TASK TO CARRY OUT: State the number of lines, and only that number, in which the word "this" appears.

RECORDS SUPPLIED:
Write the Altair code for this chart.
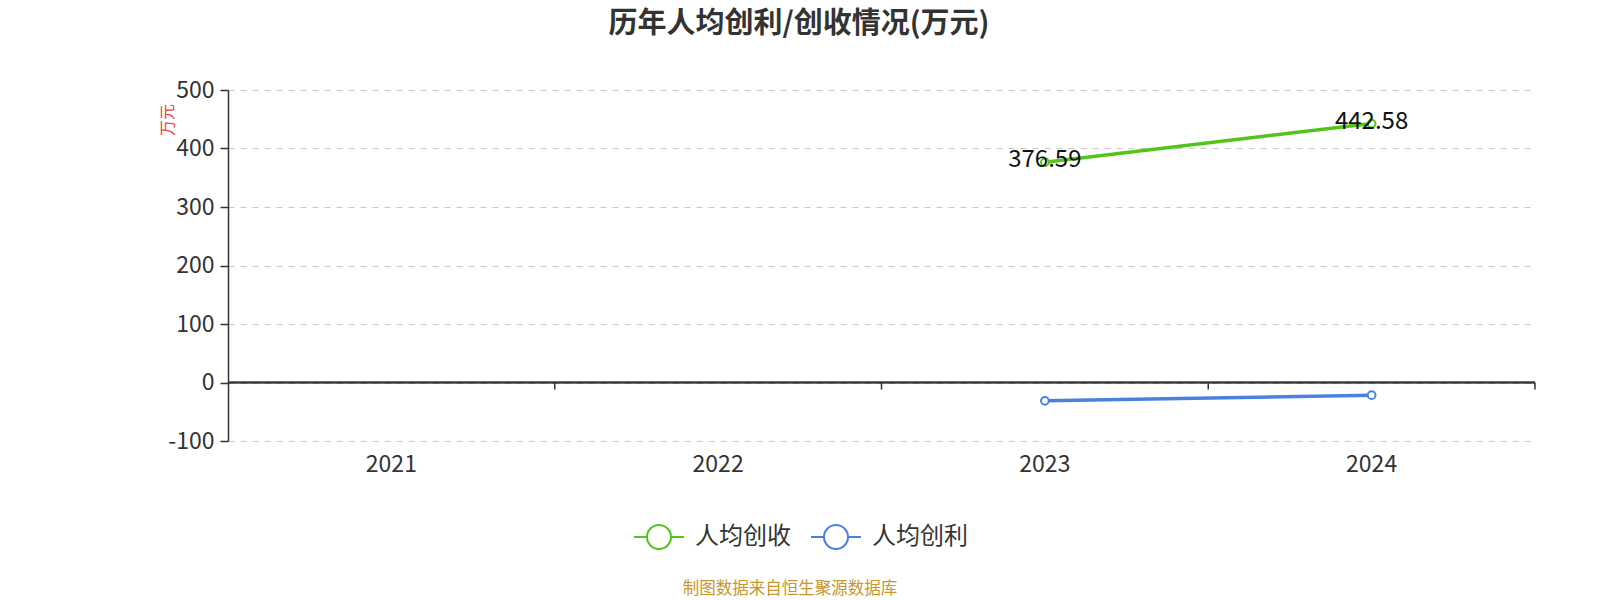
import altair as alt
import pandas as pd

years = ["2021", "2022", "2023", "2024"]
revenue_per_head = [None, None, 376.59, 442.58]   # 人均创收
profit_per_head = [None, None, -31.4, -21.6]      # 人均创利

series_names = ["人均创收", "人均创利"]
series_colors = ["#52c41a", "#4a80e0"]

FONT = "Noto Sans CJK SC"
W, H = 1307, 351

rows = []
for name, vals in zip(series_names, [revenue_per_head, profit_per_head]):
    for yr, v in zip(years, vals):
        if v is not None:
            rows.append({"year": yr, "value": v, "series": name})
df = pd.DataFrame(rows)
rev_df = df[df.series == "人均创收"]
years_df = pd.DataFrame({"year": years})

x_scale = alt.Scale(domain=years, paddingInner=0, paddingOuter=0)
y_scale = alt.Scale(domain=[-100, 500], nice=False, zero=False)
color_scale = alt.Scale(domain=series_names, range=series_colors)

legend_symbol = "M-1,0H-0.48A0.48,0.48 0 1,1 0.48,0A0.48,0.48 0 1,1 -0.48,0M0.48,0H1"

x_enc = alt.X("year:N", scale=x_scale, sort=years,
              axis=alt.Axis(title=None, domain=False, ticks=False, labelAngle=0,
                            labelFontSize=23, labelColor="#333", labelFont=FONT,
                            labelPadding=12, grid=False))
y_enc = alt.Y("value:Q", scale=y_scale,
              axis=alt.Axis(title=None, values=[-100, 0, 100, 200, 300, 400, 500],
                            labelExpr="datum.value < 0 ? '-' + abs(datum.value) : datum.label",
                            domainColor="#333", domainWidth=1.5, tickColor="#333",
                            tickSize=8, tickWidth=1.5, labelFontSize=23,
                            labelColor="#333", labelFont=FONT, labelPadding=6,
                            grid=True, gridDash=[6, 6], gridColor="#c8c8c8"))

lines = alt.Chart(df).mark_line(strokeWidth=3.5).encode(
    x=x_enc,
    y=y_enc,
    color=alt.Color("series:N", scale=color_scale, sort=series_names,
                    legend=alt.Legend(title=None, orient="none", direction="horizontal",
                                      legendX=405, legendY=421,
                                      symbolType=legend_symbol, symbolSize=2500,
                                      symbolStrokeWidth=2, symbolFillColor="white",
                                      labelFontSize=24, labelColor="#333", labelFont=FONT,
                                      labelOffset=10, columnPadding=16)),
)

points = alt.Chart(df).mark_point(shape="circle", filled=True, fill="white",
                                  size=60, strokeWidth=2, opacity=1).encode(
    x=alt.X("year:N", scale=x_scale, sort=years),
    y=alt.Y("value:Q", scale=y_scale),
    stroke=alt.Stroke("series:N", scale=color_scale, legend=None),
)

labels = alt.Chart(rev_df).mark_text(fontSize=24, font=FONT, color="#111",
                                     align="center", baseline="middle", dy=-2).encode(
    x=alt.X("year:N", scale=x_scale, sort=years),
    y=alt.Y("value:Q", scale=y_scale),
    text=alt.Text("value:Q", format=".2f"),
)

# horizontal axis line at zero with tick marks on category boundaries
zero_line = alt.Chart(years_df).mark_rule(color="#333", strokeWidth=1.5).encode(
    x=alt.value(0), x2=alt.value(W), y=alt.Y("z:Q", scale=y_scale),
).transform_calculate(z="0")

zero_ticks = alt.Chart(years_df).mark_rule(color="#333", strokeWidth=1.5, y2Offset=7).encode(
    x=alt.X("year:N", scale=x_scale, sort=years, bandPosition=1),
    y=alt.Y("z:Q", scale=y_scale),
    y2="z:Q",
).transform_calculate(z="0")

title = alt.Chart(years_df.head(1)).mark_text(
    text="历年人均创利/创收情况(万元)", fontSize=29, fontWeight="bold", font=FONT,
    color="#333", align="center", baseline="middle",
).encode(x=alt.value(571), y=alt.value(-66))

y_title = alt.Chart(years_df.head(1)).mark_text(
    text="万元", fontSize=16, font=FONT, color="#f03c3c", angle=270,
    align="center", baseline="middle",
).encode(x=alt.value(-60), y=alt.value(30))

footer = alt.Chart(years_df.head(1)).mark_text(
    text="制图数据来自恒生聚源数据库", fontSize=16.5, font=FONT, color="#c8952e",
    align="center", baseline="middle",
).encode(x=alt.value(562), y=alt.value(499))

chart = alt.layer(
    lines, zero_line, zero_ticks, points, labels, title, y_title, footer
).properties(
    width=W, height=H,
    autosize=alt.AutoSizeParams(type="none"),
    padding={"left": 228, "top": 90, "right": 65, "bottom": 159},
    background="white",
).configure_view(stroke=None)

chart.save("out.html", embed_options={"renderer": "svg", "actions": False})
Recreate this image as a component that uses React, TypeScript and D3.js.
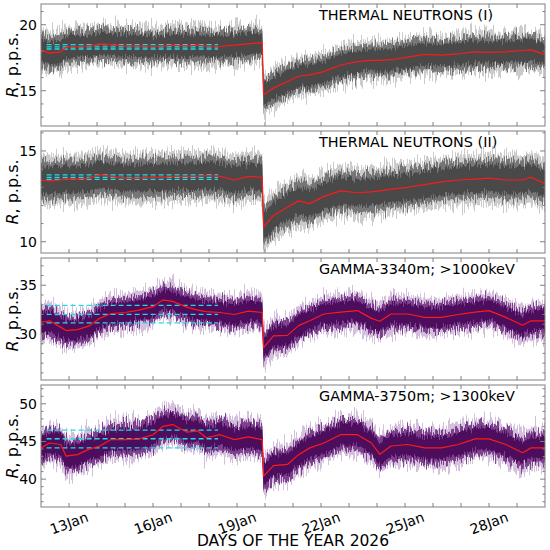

OUTPUT OF THE TASK: 2